(Rows from a dataset of charts and code)
* start *
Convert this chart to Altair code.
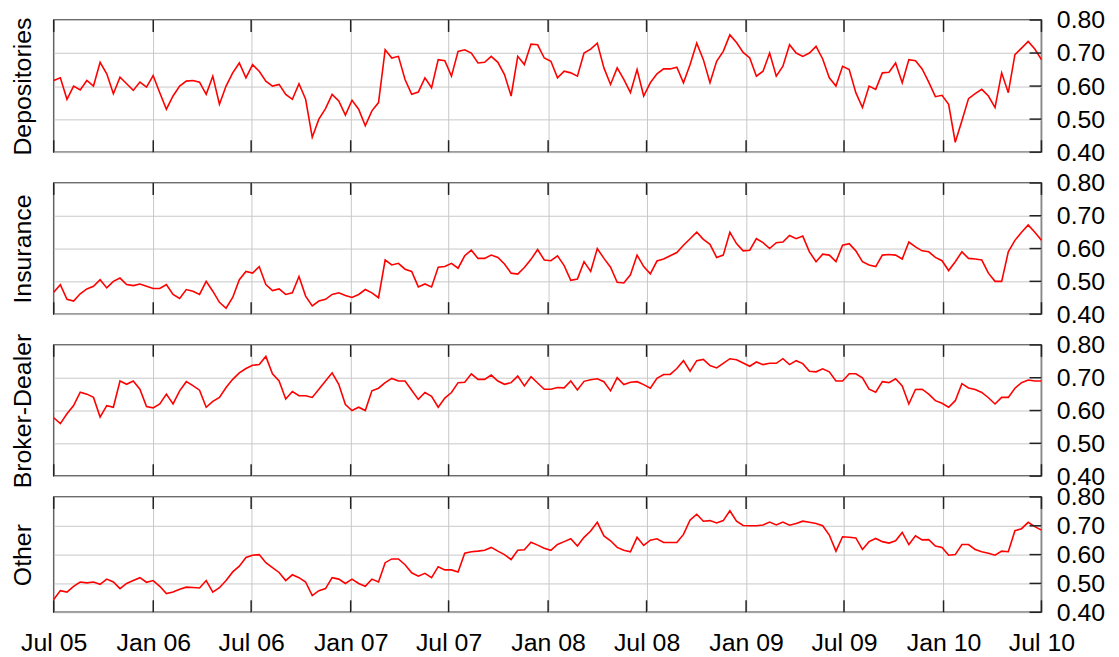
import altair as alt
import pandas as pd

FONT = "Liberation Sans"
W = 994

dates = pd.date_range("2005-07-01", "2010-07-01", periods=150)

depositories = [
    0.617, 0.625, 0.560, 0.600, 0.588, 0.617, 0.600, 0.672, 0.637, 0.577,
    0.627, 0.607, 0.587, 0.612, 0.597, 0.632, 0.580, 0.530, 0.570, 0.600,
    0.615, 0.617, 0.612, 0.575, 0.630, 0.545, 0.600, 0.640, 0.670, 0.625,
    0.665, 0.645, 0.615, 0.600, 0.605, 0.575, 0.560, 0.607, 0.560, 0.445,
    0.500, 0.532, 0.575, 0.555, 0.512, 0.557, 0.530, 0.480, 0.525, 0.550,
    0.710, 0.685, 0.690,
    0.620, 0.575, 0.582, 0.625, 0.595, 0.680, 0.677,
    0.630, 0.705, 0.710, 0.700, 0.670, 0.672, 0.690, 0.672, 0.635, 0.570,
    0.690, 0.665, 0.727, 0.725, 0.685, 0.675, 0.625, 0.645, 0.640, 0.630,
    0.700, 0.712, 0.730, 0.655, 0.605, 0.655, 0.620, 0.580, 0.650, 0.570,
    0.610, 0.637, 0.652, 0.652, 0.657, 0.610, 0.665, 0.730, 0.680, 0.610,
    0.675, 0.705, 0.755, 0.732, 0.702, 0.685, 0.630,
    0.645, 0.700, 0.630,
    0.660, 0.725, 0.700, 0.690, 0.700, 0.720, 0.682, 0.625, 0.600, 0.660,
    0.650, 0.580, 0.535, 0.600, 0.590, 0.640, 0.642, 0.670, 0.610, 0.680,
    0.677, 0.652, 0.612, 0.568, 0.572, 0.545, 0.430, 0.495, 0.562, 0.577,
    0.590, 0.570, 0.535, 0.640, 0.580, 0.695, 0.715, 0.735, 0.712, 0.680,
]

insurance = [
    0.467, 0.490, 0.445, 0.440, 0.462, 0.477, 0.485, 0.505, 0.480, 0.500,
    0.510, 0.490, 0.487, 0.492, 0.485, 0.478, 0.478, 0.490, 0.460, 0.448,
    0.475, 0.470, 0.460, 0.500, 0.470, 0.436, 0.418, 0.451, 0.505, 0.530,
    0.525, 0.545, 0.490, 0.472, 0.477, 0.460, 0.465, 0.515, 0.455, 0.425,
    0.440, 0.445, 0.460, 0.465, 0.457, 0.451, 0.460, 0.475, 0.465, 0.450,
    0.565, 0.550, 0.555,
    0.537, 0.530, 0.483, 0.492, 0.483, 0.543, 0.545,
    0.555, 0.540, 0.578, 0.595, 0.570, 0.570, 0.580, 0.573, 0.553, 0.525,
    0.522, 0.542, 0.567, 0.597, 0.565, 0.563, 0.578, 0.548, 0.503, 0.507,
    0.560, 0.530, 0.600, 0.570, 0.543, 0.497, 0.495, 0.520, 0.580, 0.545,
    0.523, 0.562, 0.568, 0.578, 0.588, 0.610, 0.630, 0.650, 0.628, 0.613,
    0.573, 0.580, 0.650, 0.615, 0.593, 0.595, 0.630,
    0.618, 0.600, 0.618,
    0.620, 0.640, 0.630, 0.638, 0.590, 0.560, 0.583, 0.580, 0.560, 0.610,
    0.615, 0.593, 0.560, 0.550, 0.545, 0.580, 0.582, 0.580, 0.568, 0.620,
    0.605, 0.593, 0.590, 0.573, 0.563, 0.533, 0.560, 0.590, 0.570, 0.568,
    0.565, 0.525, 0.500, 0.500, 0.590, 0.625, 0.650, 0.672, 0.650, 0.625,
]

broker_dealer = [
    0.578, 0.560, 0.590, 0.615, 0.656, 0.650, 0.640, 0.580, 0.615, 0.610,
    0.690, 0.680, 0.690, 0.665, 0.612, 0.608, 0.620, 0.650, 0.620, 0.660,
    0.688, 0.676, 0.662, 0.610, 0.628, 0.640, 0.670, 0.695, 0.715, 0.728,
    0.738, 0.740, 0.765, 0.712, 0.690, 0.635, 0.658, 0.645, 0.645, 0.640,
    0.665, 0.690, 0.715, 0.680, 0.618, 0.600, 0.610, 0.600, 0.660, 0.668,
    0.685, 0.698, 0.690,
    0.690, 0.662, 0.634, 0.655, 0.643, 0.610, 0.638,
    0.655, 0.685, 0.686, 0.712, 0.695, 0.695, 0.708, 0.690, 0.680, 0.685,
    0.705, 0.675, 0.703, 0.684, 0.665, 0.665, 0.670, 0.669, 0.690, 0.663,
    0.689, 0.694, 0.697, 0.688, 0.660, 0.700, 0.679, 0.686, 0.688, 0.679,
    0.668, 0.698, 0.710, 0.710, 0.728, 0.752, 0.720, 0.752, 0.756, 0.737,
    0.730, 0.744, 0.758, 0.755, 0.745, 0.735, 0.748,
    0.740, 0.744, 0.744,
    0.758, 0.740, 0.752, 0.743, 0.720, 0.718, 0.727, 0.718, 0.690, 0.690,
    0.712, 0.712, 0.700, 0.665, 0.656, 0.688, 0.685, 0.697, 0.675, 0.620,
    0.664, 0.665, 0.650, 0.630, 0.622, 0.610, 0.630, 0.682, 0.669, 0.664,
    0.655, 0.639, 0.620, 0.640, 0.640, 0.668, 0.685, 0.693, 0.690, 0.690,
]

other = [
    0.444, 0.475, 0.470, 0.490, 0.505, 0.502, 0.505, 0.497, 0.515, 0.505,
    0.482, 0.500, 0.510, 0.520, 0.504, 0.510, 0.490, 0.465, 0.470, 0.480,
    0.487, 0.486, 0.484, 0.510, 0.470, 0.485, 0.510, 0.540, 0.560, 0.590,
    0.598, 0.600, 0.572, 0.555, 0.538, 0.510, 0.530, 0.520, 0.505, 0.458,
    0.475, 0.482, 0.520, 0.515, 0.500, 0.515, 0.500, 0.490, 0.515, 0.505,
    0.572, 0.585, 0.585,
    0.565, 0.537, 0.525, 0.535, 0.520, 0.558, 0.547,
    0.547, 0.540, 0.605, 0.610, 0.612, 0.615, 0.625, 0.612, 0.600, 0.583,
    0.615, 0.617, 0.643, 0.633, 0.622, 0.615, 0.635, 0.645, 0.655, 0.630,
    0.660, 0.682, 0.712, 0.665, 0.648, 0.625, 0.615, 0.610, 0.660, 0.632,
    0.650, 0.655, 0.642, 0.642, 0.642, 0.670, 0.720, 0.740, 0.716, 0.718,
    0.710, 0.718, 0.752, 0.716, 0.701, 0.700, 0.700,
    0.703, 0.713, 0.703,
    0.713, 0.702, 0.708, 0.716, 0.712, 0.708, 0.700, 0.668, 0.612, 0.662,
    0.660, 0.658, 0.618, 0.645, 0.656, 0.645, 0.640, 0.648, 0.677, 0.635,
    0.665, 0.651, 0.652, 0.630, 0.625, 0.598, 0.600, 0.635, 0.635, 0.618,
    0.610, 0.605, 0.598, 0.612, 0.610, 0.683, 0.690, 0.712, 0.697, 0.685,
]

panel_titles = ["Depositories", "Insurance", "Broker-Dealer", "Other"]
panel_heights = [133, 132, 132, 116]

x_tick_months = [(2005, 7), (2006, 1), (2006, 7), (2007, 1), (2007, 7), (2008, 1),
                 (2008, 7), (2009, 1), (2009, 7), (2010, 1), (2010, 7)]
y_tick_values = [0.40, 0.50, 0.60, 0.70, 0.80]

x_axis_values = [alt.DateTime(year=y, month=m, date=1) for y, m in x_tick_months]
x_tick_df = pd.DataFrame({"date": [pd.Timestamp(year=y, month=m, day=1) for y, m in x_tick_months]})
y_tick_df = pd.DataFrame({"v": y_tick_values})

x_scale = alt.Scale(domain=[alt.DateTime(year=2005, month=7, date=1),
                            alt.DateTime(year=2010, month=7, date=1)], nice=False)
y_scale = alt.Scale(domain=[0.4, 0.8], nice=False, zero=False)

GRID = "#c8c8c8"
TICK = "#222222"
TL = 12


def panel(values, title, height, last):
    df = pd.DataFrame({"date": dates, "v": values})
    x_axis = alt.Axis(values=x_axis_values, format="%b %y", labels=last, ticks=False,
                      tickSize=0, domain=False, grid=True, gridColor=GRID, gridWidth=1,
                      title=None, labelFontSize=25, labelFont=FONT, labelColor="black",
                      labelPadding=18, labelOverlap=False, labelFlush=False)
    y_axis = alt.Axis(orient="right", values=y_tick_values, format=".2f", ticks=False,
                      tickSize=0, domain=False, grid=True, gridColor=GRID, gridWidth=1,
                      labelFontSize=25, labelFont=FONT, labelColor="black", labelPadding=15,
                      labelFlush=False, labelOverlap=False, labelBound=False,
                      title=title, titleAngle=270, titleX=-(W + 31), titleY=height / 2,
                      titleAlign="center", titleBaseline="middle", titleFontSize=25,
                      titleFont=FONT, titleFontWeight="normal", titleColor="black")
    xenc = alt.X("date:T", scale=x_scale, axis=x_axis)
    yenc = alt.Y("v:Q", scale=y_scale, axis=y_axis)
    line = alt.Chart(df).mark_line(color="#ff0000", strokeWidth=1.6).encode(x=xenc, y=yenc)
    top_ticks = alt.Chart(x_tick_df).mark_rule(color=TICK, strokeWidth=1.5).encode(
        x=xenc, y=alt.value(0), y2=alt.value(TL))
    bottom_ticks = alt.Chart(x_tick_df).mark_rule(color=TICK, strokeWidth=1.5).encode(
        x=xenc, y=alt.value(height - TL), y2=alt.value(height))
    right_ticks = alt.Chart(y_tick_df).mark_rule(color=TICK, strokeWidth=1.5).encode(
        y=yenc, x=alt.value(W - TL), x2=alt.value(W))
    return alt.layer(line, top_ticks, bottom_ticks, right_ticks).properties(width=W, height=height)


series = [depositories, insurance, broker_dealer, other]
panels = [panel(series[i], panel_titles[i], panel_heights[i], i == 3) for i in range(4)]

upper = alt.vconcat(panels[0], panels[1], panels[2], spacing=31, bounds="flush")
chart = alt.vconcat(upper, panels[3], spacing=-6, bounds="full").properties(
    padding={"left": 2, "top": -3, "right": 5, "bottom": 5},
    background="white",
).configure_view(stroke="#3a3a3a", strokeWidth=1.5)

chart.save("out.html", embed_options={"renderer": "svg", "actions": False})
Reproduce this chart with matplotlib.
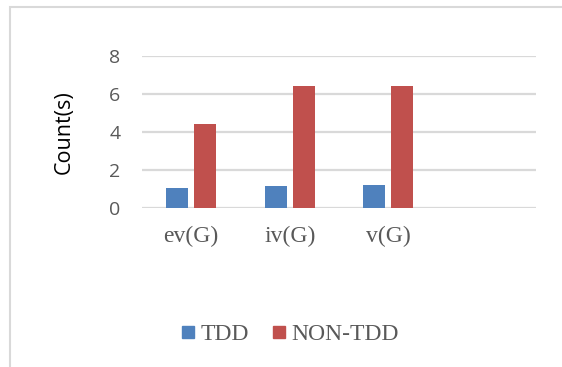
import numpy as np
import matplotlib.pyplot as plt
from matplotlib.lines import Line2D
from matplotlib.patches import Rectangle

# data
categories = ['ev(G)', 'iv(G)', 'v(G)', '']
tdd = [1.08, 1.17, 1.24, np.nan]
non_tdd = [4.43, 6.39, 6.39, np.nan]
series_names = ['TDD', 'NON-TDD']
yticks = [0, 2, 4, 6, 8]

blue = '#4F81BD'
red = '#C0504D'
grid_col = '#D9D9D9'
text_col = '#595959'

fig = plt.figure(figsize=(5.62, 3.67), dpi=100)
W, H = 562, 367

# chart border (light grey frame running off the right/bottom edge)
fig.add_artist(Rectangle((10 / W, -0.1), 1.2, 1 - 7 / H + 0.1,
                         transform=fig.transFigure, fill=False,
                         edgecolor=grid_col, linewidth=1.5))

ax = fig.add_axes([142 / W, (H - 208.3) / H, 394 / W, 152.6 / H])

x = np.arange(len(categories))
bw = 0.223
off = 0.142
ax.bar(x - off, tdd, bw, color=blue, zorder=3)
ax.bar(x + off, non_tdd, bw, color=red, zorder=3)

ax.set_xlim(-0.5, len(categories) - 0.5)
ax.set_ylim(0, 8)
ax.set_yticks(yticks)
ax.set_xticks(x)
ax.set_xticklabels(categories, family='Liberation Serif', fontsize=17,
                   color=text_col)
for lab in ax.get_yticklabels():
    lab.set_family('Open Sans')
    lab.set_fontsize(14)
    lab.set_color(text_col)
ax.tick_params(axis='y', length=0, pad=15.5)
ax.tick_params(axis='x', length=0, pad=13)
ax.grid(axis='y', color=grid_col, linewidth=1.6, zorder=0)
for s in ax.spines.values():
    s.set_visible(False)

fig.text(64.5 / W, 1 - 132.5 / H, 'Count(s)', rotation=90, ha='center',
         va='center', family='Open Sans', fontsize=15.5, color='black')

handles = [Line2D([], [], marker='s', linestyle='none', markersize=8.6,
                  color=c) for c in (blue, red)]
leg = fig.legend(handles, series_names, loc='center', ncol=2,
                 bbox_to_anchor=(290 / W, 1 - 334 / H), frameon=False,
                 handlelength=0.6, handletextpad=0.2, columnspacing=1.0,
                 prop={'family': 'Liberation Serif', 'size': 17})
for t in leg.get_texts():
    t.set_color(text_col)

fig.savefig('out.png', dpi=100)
* end *
**STATED TASK:** Keep the images out of the copy. Repeat word for word only the lines from the one containing "Reproduce this chart with matplotlib." through the one containing "W, H = 562, 367", both ends included.

**SOLUTION:**
Reproduce this chart with matplotlib.
import numpy as np
import matplotlib.pyplot as plt
from matplotlib.lines import Line2D
from matplotlib.patches import Rectangle

# data
categories = ['ev(G)', 'iv(G)', 'v(G)', '']
tdd = [1.08, 1.17, 1.24, np.nan]
non_tdd = [4.43, 6.39, 6.39, np.nan]
series_names = ['TDD', 'NON-TDD']
yticks = [0, 2, 4, 6, 8]

blue = '#4F81BD'
red = '#C0504D'
grid_col = '#D9D9D9'
text_col = '#595959'

fig = plt.figure(figsize=(5.62, 3.67), dpi=100)
W, H = 562, 367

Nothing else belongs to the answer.